● **PROBLEM**
Everything from the line containing "Convert this chart to matplotlib code." to the line containing "edgecolor='#5b98e8', linewidth=0.6, zorder=3)", both lines included, must be copied exactly; nothing else should be.

:::::

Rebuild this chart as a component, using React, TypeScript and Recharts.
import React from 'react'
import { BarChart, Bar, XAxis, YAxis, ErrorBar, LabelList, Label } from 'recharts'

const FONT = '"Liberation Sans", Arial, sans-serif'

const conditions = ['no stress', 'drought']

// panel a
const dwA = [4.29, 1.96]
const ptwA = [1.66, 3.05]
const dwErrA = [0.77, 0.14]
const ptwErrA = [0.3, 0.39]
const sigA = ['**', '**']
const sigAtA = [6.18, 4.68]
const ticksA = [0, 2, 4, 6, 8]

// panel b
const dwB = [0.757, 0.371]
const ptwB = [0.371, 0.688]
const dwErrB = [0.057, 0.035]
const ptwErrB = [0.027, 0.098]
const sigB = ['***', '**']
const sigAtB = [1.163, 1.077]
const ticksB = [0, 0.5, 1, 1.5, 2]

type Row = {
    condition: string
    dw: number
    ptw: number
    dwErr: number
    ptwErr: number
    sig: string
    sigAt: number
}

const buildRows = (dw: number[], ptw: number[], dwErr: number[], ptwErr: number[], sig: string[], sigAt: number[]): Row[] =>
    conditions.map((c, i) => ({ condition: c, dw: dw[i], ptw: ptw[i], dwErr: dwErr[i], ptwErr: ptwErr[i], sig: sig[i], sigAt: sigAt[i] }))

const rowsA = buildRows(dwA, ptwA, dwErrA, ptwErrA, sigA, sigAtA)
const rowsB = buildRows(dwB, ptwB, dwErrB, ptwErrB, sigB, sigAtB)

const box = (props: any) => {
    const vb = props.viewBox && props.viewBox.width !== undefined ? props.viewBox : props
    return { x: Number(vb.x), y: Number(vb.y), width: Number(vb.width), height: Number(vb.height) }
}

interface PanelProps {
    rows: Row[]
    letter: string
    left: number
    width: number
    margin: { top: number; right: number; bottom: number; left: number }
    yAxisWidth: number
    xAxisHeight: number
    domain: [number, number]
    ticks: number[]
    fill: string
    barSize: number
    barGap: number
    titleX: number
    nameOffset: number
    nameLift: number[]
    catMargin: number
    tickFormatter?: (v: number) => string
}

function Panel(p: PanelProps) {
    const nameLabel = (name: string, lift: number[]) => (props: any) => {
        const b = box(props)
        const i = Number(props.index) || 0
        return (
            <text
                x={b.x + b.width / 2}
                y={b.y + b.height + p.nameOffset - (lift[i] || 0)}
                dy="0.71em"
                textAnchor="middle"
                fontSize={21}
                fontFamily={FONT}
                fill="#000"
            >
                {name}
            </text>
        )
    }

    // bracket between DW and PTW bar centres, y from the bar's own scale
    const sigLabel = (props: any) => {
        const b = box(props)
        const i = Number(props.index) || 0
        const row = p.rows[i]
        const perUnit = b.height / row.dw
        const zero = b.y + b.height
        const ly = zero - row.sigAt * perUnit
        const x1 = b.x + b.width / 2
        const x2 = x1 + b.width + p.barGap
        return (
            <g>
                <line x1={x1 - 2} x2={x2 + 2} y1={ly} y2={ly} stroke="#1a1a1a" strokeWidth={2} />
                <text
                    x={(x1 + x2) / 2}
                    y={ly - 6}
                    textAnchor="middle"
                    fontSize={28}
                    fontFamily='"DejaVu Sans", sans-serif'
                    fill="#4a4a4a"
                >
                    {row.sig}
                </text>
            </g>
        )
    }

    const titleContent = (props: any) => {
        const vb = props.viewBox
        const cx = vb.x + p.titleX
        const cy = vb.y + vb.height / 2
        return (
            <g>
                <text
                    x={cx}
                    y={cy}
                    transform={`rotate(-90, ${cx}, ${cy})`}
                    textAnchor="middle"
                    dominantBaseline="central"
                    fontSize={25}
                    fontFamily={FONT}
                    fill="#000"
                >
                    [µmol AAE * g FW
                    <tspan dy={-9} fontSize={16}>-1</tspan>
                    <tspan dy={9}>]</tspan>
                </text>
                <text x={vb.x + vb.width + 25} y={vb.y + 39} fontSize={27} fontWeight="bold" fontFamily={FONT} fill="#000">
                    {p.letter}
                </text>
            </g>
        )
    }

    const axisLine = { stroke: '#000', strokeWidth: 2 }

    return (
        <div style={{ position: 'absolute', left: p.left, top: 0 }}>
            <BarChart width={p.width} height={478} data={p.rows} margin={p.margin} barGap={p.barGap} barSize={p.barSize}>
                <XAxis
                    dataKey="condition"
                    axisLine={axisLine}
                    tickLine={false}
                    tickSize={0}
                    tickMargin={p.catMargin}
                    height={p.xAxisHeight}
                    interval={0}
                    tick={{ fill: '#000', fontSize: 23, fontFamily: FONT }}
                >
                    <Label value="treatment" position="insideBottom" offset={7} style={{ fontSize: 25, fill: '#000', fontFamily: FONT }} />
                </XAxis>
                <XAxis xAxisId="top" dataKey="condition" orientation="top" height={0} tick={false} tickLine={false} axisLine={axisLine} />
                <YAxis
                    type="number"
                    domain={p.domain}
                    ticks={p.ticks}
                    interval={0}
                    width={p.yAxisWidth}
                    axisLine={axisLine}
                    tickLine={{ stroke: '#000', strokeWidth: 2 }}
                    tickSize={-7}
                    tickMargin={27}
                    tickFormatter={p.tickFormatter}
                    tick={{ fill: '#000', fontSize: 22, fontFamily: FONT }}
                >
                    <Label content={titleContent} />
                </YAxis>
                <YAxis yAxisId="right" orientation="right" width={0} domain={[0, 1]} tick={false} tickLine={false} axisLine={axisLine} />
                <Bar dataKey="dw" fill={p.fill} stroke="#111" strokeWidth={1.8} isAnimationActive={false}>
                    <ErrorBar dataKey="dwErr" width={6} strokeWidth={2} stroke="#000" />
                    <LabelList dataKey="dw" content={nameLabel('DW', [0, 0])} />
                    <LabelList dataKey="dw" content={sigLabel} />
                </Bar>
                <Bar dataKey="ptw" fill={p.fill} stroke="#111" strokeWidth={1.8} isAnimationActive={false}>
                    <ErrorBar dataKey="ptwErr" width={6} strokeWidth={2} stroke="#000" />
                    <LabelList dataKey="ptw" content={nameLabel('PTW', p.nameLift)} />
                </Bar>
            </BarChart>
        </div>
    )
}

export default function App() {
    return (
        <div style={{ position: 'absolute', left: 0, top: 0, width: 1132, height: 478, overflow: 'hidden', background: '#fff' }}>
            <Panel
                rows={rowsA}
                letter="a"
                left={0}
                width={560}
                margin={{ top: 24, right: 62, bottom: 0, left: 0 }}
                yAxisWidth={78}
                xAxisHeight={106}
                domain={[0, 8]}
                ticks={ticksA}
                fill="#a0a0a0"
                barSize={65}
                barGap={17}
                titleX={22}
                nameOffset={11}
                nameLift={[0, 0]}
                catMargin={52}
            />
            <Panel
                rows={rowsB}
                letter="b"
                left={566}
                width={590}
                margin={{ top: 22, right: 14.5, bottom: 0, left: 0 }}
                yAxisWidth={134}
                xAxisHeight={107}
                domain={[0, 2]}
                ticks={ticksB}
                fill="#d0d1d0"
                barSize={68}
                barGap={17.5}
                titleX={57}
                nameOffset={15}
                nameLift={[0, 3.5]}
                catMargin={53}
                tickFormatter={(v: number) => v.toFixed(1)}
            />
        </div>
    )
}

:::::

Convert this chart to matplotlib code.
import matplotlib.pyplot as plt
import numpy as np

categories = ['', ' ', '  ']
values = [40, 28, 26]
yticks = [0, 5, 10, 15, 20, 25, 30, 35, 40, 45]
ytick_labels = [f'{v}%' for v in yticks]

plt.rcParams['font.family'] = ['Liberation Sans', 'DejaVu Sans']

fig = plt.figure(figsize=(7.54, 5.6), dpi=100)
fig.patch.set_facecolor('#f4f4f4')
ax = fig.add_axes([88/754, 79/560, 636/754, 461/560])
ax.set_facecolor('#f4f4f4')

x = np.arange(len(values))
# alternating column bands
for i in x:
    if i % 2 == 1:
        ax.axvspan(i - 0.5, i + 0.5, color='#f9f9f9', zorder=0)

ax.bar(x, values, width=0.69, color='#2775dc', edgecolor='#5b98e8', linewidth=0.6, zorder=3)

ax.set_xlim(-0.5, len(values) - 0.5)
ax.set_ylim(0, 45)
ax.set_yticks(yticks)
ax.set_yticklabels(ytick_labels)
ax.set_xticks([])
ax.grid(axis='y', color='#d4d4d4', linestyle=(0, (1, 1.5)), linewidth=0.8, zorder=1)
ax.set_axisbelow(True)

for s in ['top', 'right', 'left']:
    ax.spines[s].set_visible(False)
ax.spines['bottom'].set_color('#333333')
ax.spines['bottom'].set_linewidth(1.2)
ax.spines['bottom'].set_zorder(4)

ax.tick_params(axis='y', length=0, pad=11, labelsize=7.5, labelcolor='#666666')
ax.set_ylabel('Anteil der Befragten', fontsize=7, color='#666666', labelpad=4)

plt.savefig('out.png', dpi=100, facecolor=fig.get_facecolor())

:::::

● **SOLUTION**
Convert this chart to matplotlib code.
import matplotlib.pyplot as plt
import numpy as np

categories = ['', ' ', '  ']
values = [40, 28, 26]
yticks = [0, 5, 10, 15, 20, 25, 30, 35, 40, 45]
ytick_labels = [f'{v}%' for v in yticks]

plt.rcParams['font.family'] = ['Liberation Sans', 'DejaVu Sans']

fig = plt.figure(figsize=(7.54, 5.6), dpi=100)
fig.patch.set_facecolor('#f4f4f4')
ax = fig.add_axes([88/754, 79/560, 636/754, 461/560])
ax.set_facecolor('#f4f4f4')

x = np.arange(len(values))
# alternating column bands
for i in x:
    if i % 2 == 1:
        ax.axvspan(i - 0.5, i + 0.5, color='#f9f9f9', zorder=0)

ax.bar(x, values, width=0.69, color='#2775dc', edgecolor='#5b98e8', linewidth=0.6, zorder=3)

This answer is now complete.